Powers, who previously worked for the New York investment banking firm of James D. Wolfensohn, is the strategist behind Jardine Chairman Simon Keswick, a Briton whose clan has run the company for more than a century and is the basis for Clavell's novels "Taipan" and "Noble House."

Jardine's decision to recruit Powers partly reflects the company's increasingly international outlook and departure from the businesses it historically dominated in Hong Kong, mostly trading and shipping.

It also illustrates the growing presence in Hong Kong of American expatriates, at about 14,000 the largest single group of non-Chinese in the British colony.

Financially troubled a few years ago because of soaring debts and soured investments in real estate, shipping and petroleum, Jardine only recently emerged as a slimmer but more profitable conglomerate.

"We need to keep our Asian businesses growing," Powers said during an interview in his wood-paneled 48th-floor office overlooking Victoria harbor. Describing himself as overseer of mergers and acquisitions, he said that "when we see new development opportunities we will do them."

Now, he said, the company that thrived on opium, silk and tea trading in Asia during the last century is likely to become more involved in insurance, investment banking and financial services, both in Hong Kong and elsewhere.

It is the "elsewhere" part of that plan that has led to widespread skepticism about Jardine's commitment to Hong Kong, which Britain will surrender to China in 1997 under an agreement reached two years ago.

Compelling Doubts

The Chinese communists have promised that Hong Kong's capitalist system will remain unchanged for 50 years after the takeover.

But doubts over whether such a pact will work compelled Jardine to move its formal home to Bermuda in 1984, a move that shook the colony and now is called the "Bermuda bombshell."

More recently, Jardine moved another subsidiary to Bermuda as part of a restructuring aimed at strengthening the company's major areas--engineering, construction, insurance, securities, transportation, marketing and real estate.

"We've said all along, way before 1997 was an issue, that we'd like to have our assets 50% Hong Kong-based and 50% non-Asian-based," Powers said. "We would certainly like to get that balance; we think that's the right balance.
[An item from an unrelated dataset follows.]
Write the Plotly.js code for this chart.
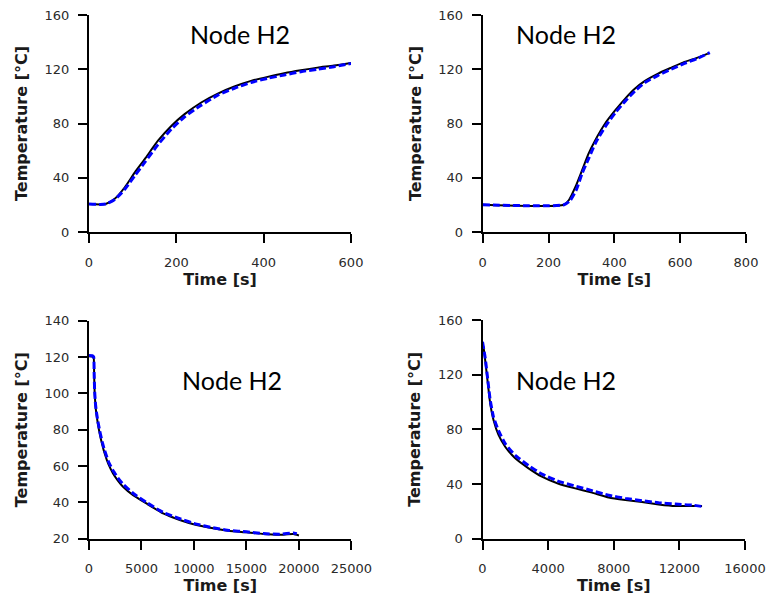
<!DOCTYPE html>
<html>
<head>
<meta charset="utf-8">
<script src="https://cdn.plot.ly/plotly-3.0.1.min.js"></script>
<style>html,body{margin:0;padding:0;background:#fff;}#chart{width:770px;height:600px;}</style>
</head>
<body>
<div id="chart"></div>
<script>
// ---- Data ----
// Panel 1 (top-left): heating, 0-600 s
const p1TimeMeas = [0, 38, 59, 82, 105, 128, 158, 189, 219, 257, 295, 333, 371, 409, 447, 485, 523, 561, 600];
const p1TempMeas = [20.6, 20.6, 24.5, 33.0, 44.0, 53.9, 67.3, 78.4, 86.9, 95.5, 102.1, 107.3, 111.4, 114.4, 117.1, 119.3, 121.2, 122.7, 124.6];
const p1TimeSim  = [0, 38, 59, 82, 105, 128, 158, 189, 219, 257, 295, 333, 371, 409, 447, 485, 523, 561, 600];
const p1TempSim  = [20.6, 20.6, 24.0, 31.5, 41.6, 51.5, 64.4, 76.0, 85.0, 93.5, 100.9, 106.0, 110.2, 113.3, 115.8, 118.2, 120.0, 121.9, 124.3];

// Panel 2 (top-right): heating, 0-700 s
const p2TimeMeas = [0, 247, 262, 282, 302, 322, 342, 372, 403, 433, 463, 493, 533, 573, 613, 653, 684];
const p2TempMeas = [20.1, 20.1, 23.6, 33.4, 45.6, 57.9, 67.7, 80.0, 89.8, 98.4, 105.8, 111.4, 116.8, 121.2, 125.4, 128.6, 131.5];
const p2TimeSim  = [0, 247, 265, 285, 302, 322, 342, 372, 403, 433, 463, 493, 533, 573, 613, 653, 690];
const p2TempSim  = [20.1, 20.1, 23.0, 31.5, 43.2, 54.2, 65.3, 77.5, 87.9, 96.5, 104.0, 110.2, 115.5, 120.0, 124.3, 128.0, 132.3];

// Panel 3 (bottom-left): cooling, 0-20000 s
const p3TimeMeas = [0, 300, 445, 490, 540, 620, 699, 850, 1017, 1250, 1494, 1850, 2289, 2750, 3243, 4196, 5468, 7058, 8647, 10237, 11827, 13417, 15007, 16597, 18186, 19458, 20000];
const p3TempMeas = [120.4, 120.3, 119.5, 110.0, 100.0, 93.0, 88.9, 83.0, 77.9, 72.0, 66.9, 61.0, 55.9, 52.0, 48.6, 44.0, 39.4, 33.9, 30.3, 27.5, 25.7, 24.2, 23.5, 22.6, 22.2, 22.6, 21.8];
const p3TimeSim  = [0, 300, 445, 490, 540, 620, 699, 850, 1017, 1250, 1494, 1850, 2289, 2750, 3243, 4196, 5468, 7058, 8647, 10237, 11827, 13417, 15007, 16597, 18186, 19458, 19800];
const p3TempSim  = [120.8, 120.7, 120.0, 111.0, 101.0, 94.0, 90.0, 84.5, 79.5, 73.5, 68.5, 62.5, 57.5, 53.5, 50.0, 45.0, 40.0, 34.5, 31.0, 28.0, 26.0, 24.5, 23.8, 22.8, 22.5, 23.2, 22.8];

// Panel 4 (bottom-right): cooling, 0-13500 s
const p4TimeMeas = [61, 163, 325, 468, 671, 976, 1383, 1993, 2807, 3620, 4637, 5654, 6671, 7688, 8705, 9722, 10738, 11755, 12773, 13382];
const p4TempMeas = [140.5, 130.7, 113.7, 99.0, 86.8, 75.9, 67.3, 58.8, 51.5, 45.4, 40.2, 36.8, 33.7, 30.2, 28.3, 26.8, 25.1, 23.9, 23.9, 23.9];
const p4TimeSim  = [0, 163, 325, 468, 671, 976, 1383, 1993, 2807, 3620, 4637, 5654, 6671, 7688, 8705, 9722, 10738, 11755, 12773, 13480];
const p4TempSim  = [144.0, 132.5, 116.0, 101.5, 89.0, 79.0, 69.5, 61.0, 53.5, 47.3, 42.0, 38.5, 35.2, 31.8, 29.5, 27.8, 26.3, 25.3, 24.6, 23.4];

// Axis settings
const panelLabel = "Node H2";
const xTitle = "Time [s]";
const yTitle = "Temperature [°C]";
const xRanges = [[0, 600], [0, 800], [0, 25000], [0, 16000]];
const xSteps  = [200, 200, 5000, 4000];
const yRanges = [[0, 160], [0, 160], [20, 140], [0, 160]];
const ySteps  = [40, 40, 20, 40];

// ---- Layout geometry (pixels in a 770x600 page) ----
const W = 770, H = 600;
const boxes = [
  {l: 89,    r: 351,   t: 15,    b: 232},
  {l: 482.7, r: 746,   t: 15,    b: 232},
  {l: 89,    r: 351.4, t: 320.7, b: 538.7},
  {l: 482.5, r: 745,   t: 320,   b: 538.7}
];
const labelPos = [[240, 34], [566, 34], [232, 380], [566, 380]];
const smooth = [0.6, 0.6, 0.4, 0.4];

const series = [
  [p1TimeMeas, p1TempMeas, p1TimeSim, p1TempSim],
  [p2TimeMeas, p2TempMeas, p2TimeSim, p2TempSim],
  [p3TimeMeas, p3TempMeas, p3TimeSim, p3TempSim],
  [p4TimeMeas, p4TempMeas, p4TimeSim, p4TempSim]
];

const traces = [];
const layout = {
  width: W, height: H,
  margin: {l: 0, r: 0, t: 0, b: 0},
  paper_bgcolor: '#ffffff', plot_bgcolor: '#ffffff',
  showlegend: false,
  annotations: []
};

const tickFont = {family: 'DejaVu Sans, Liberation Sans, Arial, sans-serif', size: 13, color: '#2a2a2a'};
const titleFont = {family: 'DejaVu Sans, Liberation Sans, Arial, sans-serif', size: 16, color: '#1a1a1a', weight: 'bold'};

for (let i = 0; i < 4; i++) {
  const n = i === 0 ? '' : String(i + 1);
  const bx = boxes[i];
  const [tm, Tm, ts, Ts] = series[i];
  traces.push({
    x: tm, y: Tm, type: 'scatter', mode: 'lines',
    xaxis: 'x' + n, yaxis: 'y' + n,
    line: {color: '#000000', width: 2, shape: 'spline', smoothing: smooth[i]},
    name: 'Measured', hoverinfo: 'skip'
  });
  traces.push({
    x: ts, y: Ts, type: 'scatter', mode: 'lines',
    xaxis: 'x' + n, yaxis: 'y' + n,
    line: {color: '#0000ff', width: 3, dash: '7px,3px', shape: 'spline', smoothing: smooth[i]},
    name: 'Simulated', hoverinfo: 'skip'
  });
  layout['xaxis' + n] = {
    domain: [bx.l / W, bx.r / W],
    anchor: 'y' + n,
    range: xRanges[i], dtick: xSteps[i], tick0: 0, tickmode: 'linear',
    tickformat: 'd',
    showgrid: false, zeroline: false,
    showline: true, linecolor: '#000000', linewidth: 2,
    ticks: 'outside', ticklen: 9, tickwidth: 2, tickcolor: '#000000',
    tickfont: tickFont, ticklabelstandoff: 8,
    title: {text: xTitle, font: titleFont, standoff: 4},
    fixedrange: true
  };
  layout['yaxis' + n] = {
    domain: [1 - bx.b / H, 1 - bx.t / H],
    anchor: 'x' + n,
    range: yRanges[i], dtick: ySteps[i], tick0: 0, tickmode: 'linear',
    tickformat: 'd',
    showgrid: false, zeroline: false,
    showline: true, linecolor: '#000000', linewidth: 2,
    ticks: 'outside', ticklen: 9, tickwidth: 2, tickcolor: '#000000',
    tickfont: tickFont, ticklabelstandoff: 6,
    title: {text: yTitle, font: titleFont, standoff: 13},
    fixedrange: true
  };
  layout.annotations.push({
    text: panelLabel, xref: 'paper', yref: 'paper',
    x: labelPos[i][0] / W, y: 1 - labelPos[i][1] / H,
    xanchor: 'center', yanchor: 'middle', showarrow: false,
    font: {family: 'Lato, Open Sans, sans-serif', size: 25, color: '#000000'}
  });
}

Plotly.newPlot('chart', traces, layout, {staticPlot: true, displayModeBar: false});
</script>
</body>
</html>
That means we're going to have a major presence here."

To be sure, most of Jardine's business is in Asia, with interests that include foreign wine sales and management of 10 luxury hotels.

Although Powers expressed confidence that the Chinese-British takeover agreement will work, he acknowledged that doubts about the future continue to nag Hong Kong.

"Anything that could go wrong in China could hurt Hong Kong," Powers said. "But you probably have that risk in almost every country in the world. If you were an investor in France five years ago when it went socialist, it was quite a trauma, and 1997 could turn into that trauma here."

Nevertheless, he said, "I think most people see a pretty small chance of that happening. The great likelihood is that Hong Kong's going to go on pretty much like it has for the last 100 years."